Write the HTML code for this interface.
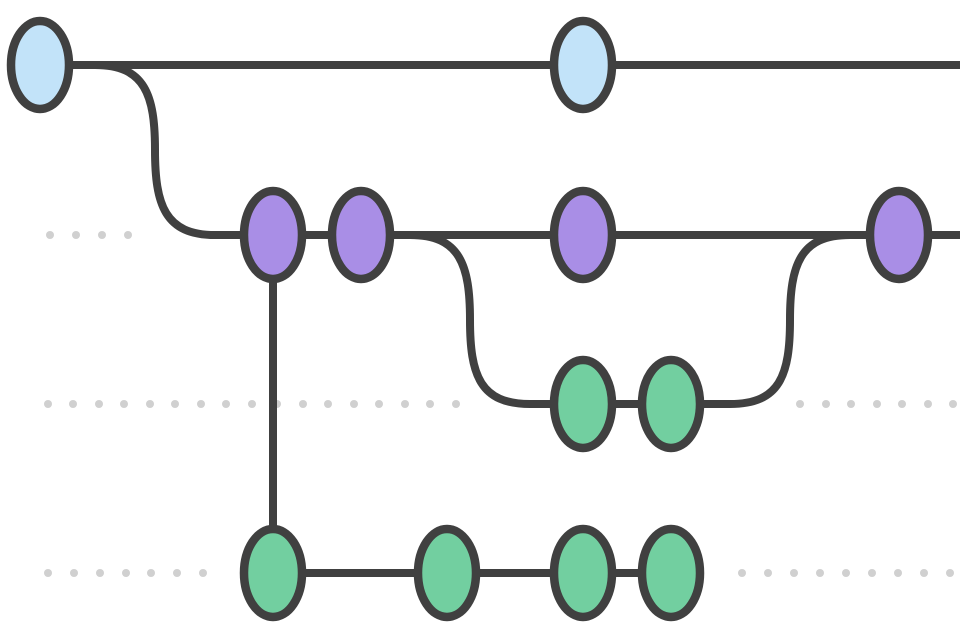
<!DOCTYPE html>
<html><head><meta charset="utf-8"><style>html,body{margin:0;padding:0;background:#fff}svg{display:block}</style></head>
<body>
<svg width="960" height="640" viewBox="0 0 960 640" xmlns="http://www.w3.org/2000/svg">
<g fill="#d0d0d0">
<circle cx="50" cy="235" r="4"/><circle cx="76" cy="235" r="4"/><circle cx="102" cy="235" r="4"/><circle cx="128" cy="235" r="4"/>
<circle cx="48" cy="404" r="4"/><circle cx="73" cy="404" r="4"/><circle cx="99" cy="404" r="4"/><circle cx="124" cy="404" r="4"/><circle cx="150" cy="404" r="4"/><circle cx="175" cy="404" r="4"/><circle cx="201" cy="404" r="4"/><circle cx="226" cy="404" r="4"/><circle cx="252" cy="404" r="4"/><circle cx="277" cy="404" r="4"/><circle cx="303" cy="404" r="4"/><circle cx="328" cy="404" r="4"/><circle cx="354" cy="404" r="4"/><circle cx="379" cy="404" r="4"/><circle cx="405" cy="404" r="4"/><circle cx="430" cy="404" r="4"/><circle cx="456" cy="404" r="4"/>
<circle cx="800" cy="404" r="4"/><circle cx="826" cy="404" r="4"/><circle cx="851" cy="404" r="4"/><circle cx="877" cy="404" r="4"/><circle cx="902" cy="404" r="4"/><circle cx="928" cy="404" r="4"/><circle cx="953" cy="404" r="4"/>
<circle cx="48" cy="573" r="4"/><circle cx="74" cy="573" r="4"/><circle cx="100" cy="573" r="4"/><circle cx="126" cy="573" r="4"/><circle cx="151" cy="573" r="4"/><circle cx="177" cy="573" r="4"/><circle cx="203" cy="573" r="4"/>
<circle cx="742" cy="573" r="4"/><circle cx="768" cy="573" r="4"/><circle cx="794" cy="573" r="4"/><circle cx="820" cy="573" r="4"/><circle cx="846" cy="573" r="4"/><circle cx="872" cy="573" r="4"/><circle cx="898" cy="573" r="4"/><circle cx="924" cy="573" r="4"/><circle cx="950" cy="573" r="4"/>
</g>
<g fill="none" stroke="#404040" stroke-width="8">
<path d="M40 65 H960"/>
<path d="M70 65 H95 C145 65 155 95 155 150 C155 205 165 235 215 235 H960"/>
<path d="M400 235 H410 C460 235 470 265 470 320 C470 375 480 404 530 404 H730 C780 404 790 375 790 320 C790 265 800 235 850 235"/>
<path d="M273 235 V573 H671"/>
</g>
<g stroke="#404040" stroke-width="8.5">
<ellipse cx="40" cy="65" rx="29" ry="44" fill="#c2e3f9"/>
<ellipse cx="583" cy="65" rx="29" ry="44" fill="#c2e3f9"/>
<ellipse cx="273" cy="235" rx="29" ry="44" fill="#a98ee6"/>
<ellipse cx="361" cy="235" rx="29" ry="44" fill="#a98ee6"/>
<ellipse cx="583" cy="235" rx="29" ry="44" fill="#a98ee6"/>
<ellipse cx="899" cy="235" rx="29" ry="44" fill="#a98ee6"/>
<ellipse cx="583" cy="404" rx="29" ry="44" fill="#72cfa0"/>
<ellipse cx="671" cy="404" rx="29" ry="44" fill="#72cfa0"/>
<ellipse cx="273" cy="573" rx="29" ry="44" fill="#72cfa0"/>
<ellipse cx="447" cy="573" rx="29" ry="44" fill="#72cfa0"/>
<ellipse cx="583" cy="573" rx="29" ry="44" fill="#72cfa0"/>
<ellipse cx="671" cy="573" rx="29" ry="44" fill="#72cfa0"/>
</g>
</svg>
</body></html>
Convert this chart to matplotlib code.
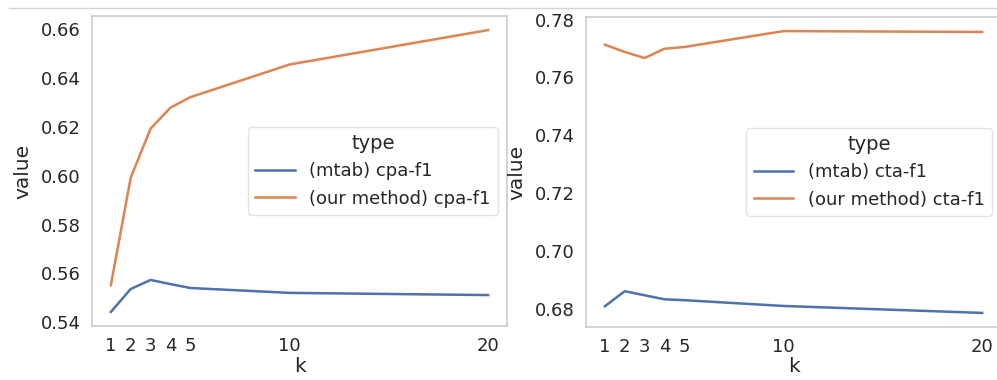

## Requirement
Write every record out again exactly; no pictures belong in the copy.

## In response
Write the HTML code for this interface.
<!DOCTYPE html>
<html><head><meta charset="utf-8"><style>html,body{margin:0;padding:0;background:#fff}svg{display:block}</style></head>
<body>
<svg width="960" height="640" viewBox="0 0 960 640" xmlns="http://www.w3.org/2000/svg">
<g fill="#d0d0d0">
<circle cx="50" cy="235" r="4"/><circle cx="76" cy="235" r="4"/><circle cx="102" cy="235" r="4"/><circle cx="128" cy="235" r="4"/>
<circle cx="48" cy="404" r="4"/><circle cx="73" cy="404" r="4"/><circle cx="99" cy="404" r="4"/><circle cx="124" cy="404" r="4"/><circle cx="150" cy="404" r="4"/><circle cx="175" cy="404" r="4"/><circle cx="201" cy="404" r="4"/><circle cx="226" cy="404" r="4"/><circle cx="252" cy="404" r="4"/><circle cx="277" cy="404" r="4"/><circle cx="303" cy="404" r="4"/><circle cx="328" cy="404" r="4"/><circle cx="354" cy="404" r="4"/><circle cx="379" cy="404" r="4"/><circle cx="405" cy="404" r="4"/><circle cx="430" cy="404" r="4"/><circle cx="456" cy="404" r="4"/>
<circle cx="800" cy="404" r="4"/><circle cx="826" cy="404" r="4"/><circle cx="851" cy="404" r="4"/><circle cx="877" cy="404" r="4"/><circle cx="902" cy="404" r="4"/><circle cx="928" cy="404" r="4"/><circle cx="953" cy="404" r="4"/>
<circle cx="48" cy="573" r="4"/><circle cx="74" cy="573" r="4"/><circle cx="100" cy="573" r="4"/><circle cx="126" cy="573" r="4"/><circle cx="151" cy="573" r="4"/><circle cx="177" cy="573" r="4"/><circle cx="203" cy="573" r="4"/>
<circle cx="742" cy="573" r="4"/><circle cx="768" cy="573" r="4"/><circle cx="794" cy="573" r="4"/><circle cx="820" cy="573" r="4"/><circle cx="846" cy="573" r="4"/><circle cx="872" cy="573" r="4"/><circle cx="898" cy="573" r="4"/><circle cx="924" cy="573" r="4"/><circle cx="950" cy="573" r="4"/>
</g>
<g fill="none" stroke="#404040" stroke-width="8">
<path d="M40 65 H960"/>
<path d="M70 65 H95 C145 65 155 95 155 150 C155 205 165 235 215 235 H960"/>
<path d="M400 235 H410 C460 235 470 265 470 320 C470 375 480 404 530 404 H730 C780 404 790 375 790 320 C790 265 800 235 850 235"/>
<path d="M273 235 V573 H671"/>
</g>
<g stroke="#404040" stroke-width="8.5">
<ellipse cx="40" cy="65" rx="29" ry="44" fill="#c2e3f9"/>
<ellipse cx="583" cy="65" rx="29" ry="44" fill="#c2e3f9"/>
<ellipse cx="273" cy="235" rx="29" ry="44" fill="#a98ee6"/>
<ellipse cx="361" cy="235" rx="29" ry="44" fill="#a98ee6"/>
<ellipse cx="583" cy="235" rx="29" ry="44" fill="#a98ee6"/>
<ellipse cx="899" cy="235" rx="29" ry="44" fill="#a98ee6"/>
<ellipse cx="583" cy="404" rx="29" ry="44" fill="#72cfa0"/>
<ellipse cx="671" cy="404" rx="29" ry="44" fill="#72cfa0"/>
<ellipse cx="273" cy="573" rx="29" ry="44" fill="#72cfa0"/>
<ellipse cx="447" cy="573" rx="29" ry="44" fill="#72cfa0"/>
<ellipse cx="583" cy="573" rx="29" ry="44" fill="#72cfa0"/>
<ellipse cx="671" cy="573" rx="29" ry="44" fill="#72cfa0"/>
</g>
</svg>
</body></html>
Convert this chart to matplotlib code.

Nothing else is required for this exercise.